Confidential Report Says Some Fannie Mae Execs Thought MERS Foreclosure Counsel Were ‘Sacrificing Accuracy For Speed’

 

A report prepared more than six years ago for Fannie Mae’s Office of Corporate Justice by the law firm Baker & Hostetler LLP after allegations of widespread fraudulent practices engaged in, condoned, or ignored by Fannie Mae relating to foreclosures of home mortgages contains a number of devastating conclusions about Fannie Mae and MERS.
 

The report, first made public in a N.Y. Times article today by Gretchen Morgenson, was prepared by Baker & Hostetler after the law firm was retained to conduct an independent investigation of concerns expressed by Nye Lavalle, a Fannie Mae shareholder, about several Fannie Mae business practices in connection with single-family mortgages.

 
The firm “found evidence that false statements by foreclosure attorneys are being routinely made in at least two counties in Florida and appear to be occurring elsewhere.”
 
It added that “[i]t is axiomatic that the practice of submitting false pleadings and affidavits is unlawful. With his complaint, Mr. Lavalle has identified an issue that Fannie Mae needs to address promptly.”
 

Then, in a striking paragraph, the report discussed false statements in foreclosures involving MERS mortgages. It pointed to “MERS' concession that false statements are routine,” adding that that “does not appear to be isolated to Florida. Other courts have questioned the accuracy of MERS' pleadings.”

 
The law firm stated that “[a] review of reported cases and pleadings reveal that MERS counsel are misrepresenting to courts that MERS is the owner or holder of defaulted promissory notes in at least 7 states.” Highlighting an issue that now has come to figure prominently in mortgage foreclosure cases, the law firm stated that “these cases could be indicative of a broader problem within these states.” Then, it stated that, “[w]hile Fannie Mae officials do not have a single opinion, some officials believe foreclosure counsel are sacrificing accuracy for speed.”

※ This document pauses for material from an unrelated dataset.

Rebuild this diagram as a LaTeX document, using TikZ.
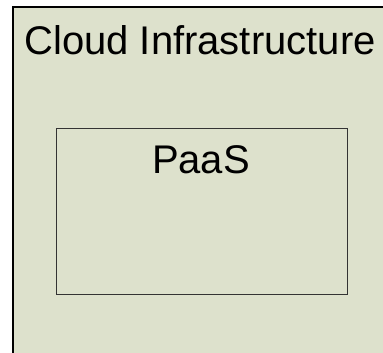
\documentclass[tikz,border=0pt]{standalone}
\usepackage{fontspec}
\setmainfont{Liberation Sans}
\usetikzlibrary{positioning}
\definecolor{layerfill}{HTML}{DDE1CC}

\begin{document}
\begin{tikzpicture}[
      x=1pt, y=-1pt,
      layer/.style={
        fill=layerfill,
        draw=none
      },
      service/.style={
        draw=black!80,
        fill=layerfill,
        line width=1pt
      },
      title/.style={
        font=\fontsize{40}{44}\selectfont,
        anchor=base,
        inner sep=0pt
      }
    ]
    \useasboundingbox (0,0) rectangle (383,353);
    \fill[white] (0,0) rectangle (383,353);

    % outer layer, open to the right and bottom
    \node[layer,anchor=north west,minimum width=380pt,minimum height=350pt] (infra) at (13,7) {};
    \draw[line width=1.2pt] (infra.south west) -- (infra.north west) -- (infra.north east);
    \node[title] (infratitle) at (200,55) {Cloud Infrastructure};

    % platform box
    \node[service,anchor=north west,minimum width=291pt,minimum height=166pt] (paas) at (56,128) {};
    \node[title] (paastitle) at (201,173) {PaaS};

  \end{tikzpicture}
\end{document}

(MSFraud adds: Foreclosure Actions in the Name of MERS Servicing Guide, Part VIII, 105: Conduct of Foreclosure Proceedings Effective with foreclosures referred on or after May 1, 2010, MERS must not be named as a plaintiff in any foreclosure action, whether judicial or non-judicial, on a mortgage loan owned or securitized by Fannie Mae.

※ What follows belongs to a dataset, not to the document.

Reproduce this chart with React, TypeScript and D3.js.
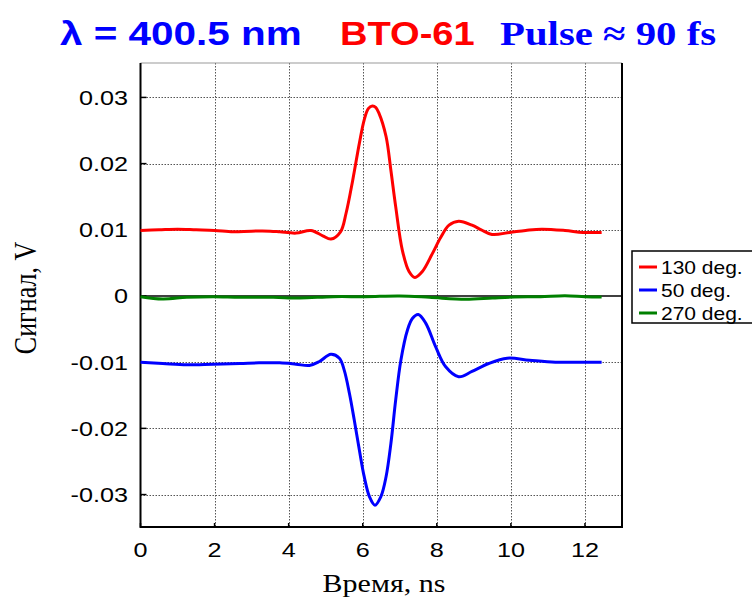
import * as d3 from 'd3';
import { useEffect, useRef } from 'react';

// 130 deg (red)
const tRed = [0, 0.5, 1, 1.5, 2, 2.5, 3, 3.5, 3.76, 4.2, 4.6, 4.92, 5.14, 5.4, 5.55, 5.73, 5.91, 6.04, 6.15, 6.26, 6.35, 6.44, 6.63, 6.76, 6.89, 7.07, 7.25, 7.41, 7.61, 7.88, 8.1, 8.33, 8.59, 8.95, 9.2, 9.49, 9.97, 10.4, 10.83, 11.46, 11.95, 12.45];
const vRed = [0.0099, 0.01, 0.0101, 0.01, 0.0099, 0.0097, 0.0098, 0.0098, 0.0097, 0.0095, 0.0099, 0.0091, 0.0086, 0.0097, 0.0125, 0.0175, 0.0231, 0.0266, 0.0283, 0.0287, 0.0285, 0.0276, 0.0241, 0.019, 0.0135, 0.0069, 0.0037, 0.0028, 0.0037, 0.0064, 0.0088, 0.0107, 0.0113, 0.0107, 0.01, 0.0093, 0.0096, 0.0099, 0.0101, 0.0099, 0.0096, 0.0096];

// 50 deg (blue)
const tBlue = [0, 0.6, 1.25, 1.96, 2.68, 3.2, 3.76, 4.2, 4.56, 4.83, 5.14, 5.37, 5.5, 5.64, 5.77, 5.91, 6.04, 6.18, 6.33, 6.49, 6.63, 6.76, 6.89, 7.03, 7.21, 7.34, 7.5, 7.7, 7.97, 8.24, 8.59, 8.95, 9.4, 9.9, 10.5, 11.2, 12.0, 12.45];
const vBlue = [-0.01, -0.0102, -0.0104, -0.0103, -0.0102, -0.0101, -0.0101, -0.0103, -0.0105, -0.0099, -0.0088, -0.0094, -0.0112, -0.0147, -0.0187, -0.0233, -0.0273, -0.0303, -0.0316, -0.0303, -0.0273, -0.0223, -0.0157, -0.0097, -0.0051, -0.0034, -0.0028, -0.0041, -0.0077, -0.0107, -0.0122, -0.0114, -0.0102, -0.0094, -0.0097, -0.01, -0.01, -0.01];

// 270 deg (green)
const tGreen = [0, 0.6, 1.25, 1.96, 2.68, 3.58, 4.3, 5.2, 6.08, 7.0, 7.8, 8.77, 9.5, 10.1, 10.8, 11.46, 12.0, 12.45];
const vGreen = [-0.0001, -0.00045, -0.0002, -0.0001, -0.0002, -0.0002, -0.0003, -0.0001, -0.0001, 0, -0.0002, -0.0005, -0.0003, -0.00015, -0.0001, 0.00005, -0.0001, -0.00015];

const xTicks = [0, 2, 4, 6, 8, 10, 12];
const yTicks = [-0.03, -0.02, -0.01, 0, 0.01, 0.02, 0.03];
const seriesNames = ['130 deg.', '50 deg.', '270 deg.'];
const seriesColors = ['#ff0000', '#0000ff', '#008000'];

const SANS = "'Liberation Sans', Arial, sans-serif";
const SERIF = "'Liberation Serif', 'Times New Roman', serif";
const SX = 1.2; // the original picture is stretched sideways

export default function App() {
  const svgRef = useRef<SVGSVGElement | null>(null);

  useEffect(() => {
    if (!svgRef.current) return;
    const svg = d3.select(svgRef.current);
    svg.selectAll('*').remove();

    const left = 140.5, right = 622, top = 63, bottom = 527;
    const x = d3.scaleLinear().domain([0, 13]).range([left, right]);
    const y = d3.scaleLinear().domain([-0.0349, 0.0352]).range([bottom, top]);

    // stretched text helper
    const label = (px: number, py: number, txt: string, size: number, anchor: string, fam: string, fill = '#000', weight = 'normal', sx = SX) =>
      svg.append('text')
        .attr('transform', `translate(${px},${py}) scale(${sx},1)`)
        .attr('text-anchor', anchor)
        .attr('font-family', fam)
        .attr('font-size', size)
        .attr('font-weight', weight)
        .attr('fill', fill)
        .text(txt);

    // grid (dotted)
    const grid = svg.append('g').attr('stroke', '#555').attr('stroke-width', 1).attr('stroke-dasharray', '1.5,1.5');
    grid.append('g').selectAll('line').data(xTicks.filter(d => d > 0)).join('line')
      .attr('x1', d => Math.round(x(d)) + 0.5).attr('x2', d => Math.round(x(d)) + 0.5).attr('y1', top).attr('y2', bottom);
    grid.append('g').selectAll('line').data(yTicks.filter(d => d !== 0)).join('line')
      .attr('x1', left).attr('x2', right).attr('y1', d => Math.round(y(d)) + 0.5).attr('y2', d => Math.round(y(d)) + 0.5);

    // zero line
    svg.append('line').attr('x1', left).attr('x2', right).attr('y1', y(0)).attr('y2', y(0))
      .attr('stroke', '#000').attr('stroke-width', 1.5);

    // box
    svg.append('line').attr('x1', left).attr('x2', right).attr('y1', top).attr('y2', top).attr('stroke', '#999').attr('stroke-width', 1);
    svg.append('path').attr('d', `M${left},${top}V${bottom}H${right}V${top}`)
      .attr('fill', 'none').attr('stroke', '#000').attr('stroke-width', 2);

    // ticks (inward)
    svg.append('g').selectAll('line').data(yTicks).join('line')
      .attr('x1', left).attr('x2', left + 6).attr('y1', d => y(d)).attr('y2', d => y(d))
      .attr('stroke', '#000').attr('stroke-width', 1.5);
    svg.append('g').selectAll('line').data(xTicks).join('line')
      .attr('x1', d => x(d)).attr('x2', d => x(d)).attr('y1', bottom).attr('y2', bottom - 4)
      .attr('stroke', '#000').attr('stroke-width', 1.5);

    // tick labels
    yTicks.forEach(v => label(128, y(v) + 7.5, v === 0 ? '0' : d3.format('.2f')(v).replace('−', '-'), 21, 'end', SANS));
    xTicks.forEach(v => label(x(v), 557, String(v), 21, 'middle', SANS));

    // series
    const line = d3.line<[number, number]>()
      .x(d => x(d[0])).y(d => y(d[1]))
      .curve(d3.curveCatmullRom.alpha(0.5));
    const series: [number, number][][] = [
      tRed.map((t, i) => [t, vRed[i]]),
      tBlue.map((t, i) => [t, vBlue[i]]),
      tGreen.map((t, i) => [t, vGreen[i]]),
    ];
    [2, 0, 1].forEach(i => {
      svg.append('path').attr('d', line(series[i]) ?? '')
        .attr('fill', 'none').attr('stroke', seriesColors[i])
        .attr('stroke-width', 3).attr('stroke-linejoin', 'round');
    });

    // axis titles
    label(384, 592, 'Время, ns', 25, 'middle', SERIF);
    svg.append('text')
      .attr('transform', 'translate(36,298) rotate(-90) scale(1,1.2)')
      .attr('text-anchor', 'middle')
      .attr('font-family', SERIF)
      .attr('font-size', 26)
      .text('Сигнал, V');

    // title
    label(60, 45, 'λ = 400.5 nm', 34, 'start', SANS, '#0000ff', 'bold', 1.19);
    label(340, 45, 'BTO-61', 34, 'start', SANS, '#ff0000', 'bold', 1.12);
    label(500, 45, 'Pulse ≈ 90 fs', 34, 'start', SERIF, '#0000ff', 'bold', 1.2);

    // legend
    const lg = svg.append('g');
    lg.append('rect').attr('x', 632).attr('y', 251).attr('width', 130).attr('height', 72)
      .attr('fill', '#fff').attr('stroke', '#000').attr('stroke-width', 1.5);
    seriesNames.forEach((name, i) => {
      const ry = 267 + i * 23;
      lg.append('line').attr('x1', 639).attr('x2', 657).attr('y1', ry).attr('y2', ry)
        .attr('stroke', seriesColors[i]).attr('stroke-width', 3);
      label(661, ry + 6.5, name, 17.5, 'start', SANS);
    });
  }, []);

  return (
    <svg ref={svgRef} width={752} height={599}
      style={{ position: 'absolute', left: 0, top: 0, background: '#fff' }} />
  );
}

In the case of Mortgage Elec. Registration Sys., Inc. v Lopez , where after nearly 4 years of litigation, MERS finally obtained judgment to foreclose it its name. The court wrote: "Plaintiff (MERS) has established its entitlement to judgment of foreclosure and sale. That branch of the motion for leave to enter a judgment of foreclosure and sale is granted.")

 
This report will undoubtedly lead to pressure on Fannie Mae – and may very well assist New York Attorney General Eric Schneiderman in his recently filed action against several major banks for their alleged “deceptive and fraudulent use” of MERS and in connection with the new federal investigation into the residential mortgage-backed securities market.
 
It also makes one wonder why there have not yet been more criminal or civil actions brought in connection with the wave of mortgage foreclosures that have been filed since the Financial Crisis began – and perhaps even before. We here at the Financial Fraud Law Blog and the Financial Fraud Law Report have indicated that the dominoes may be starting to fall in the mortgage-backed securities field; more undoubtedly will follow.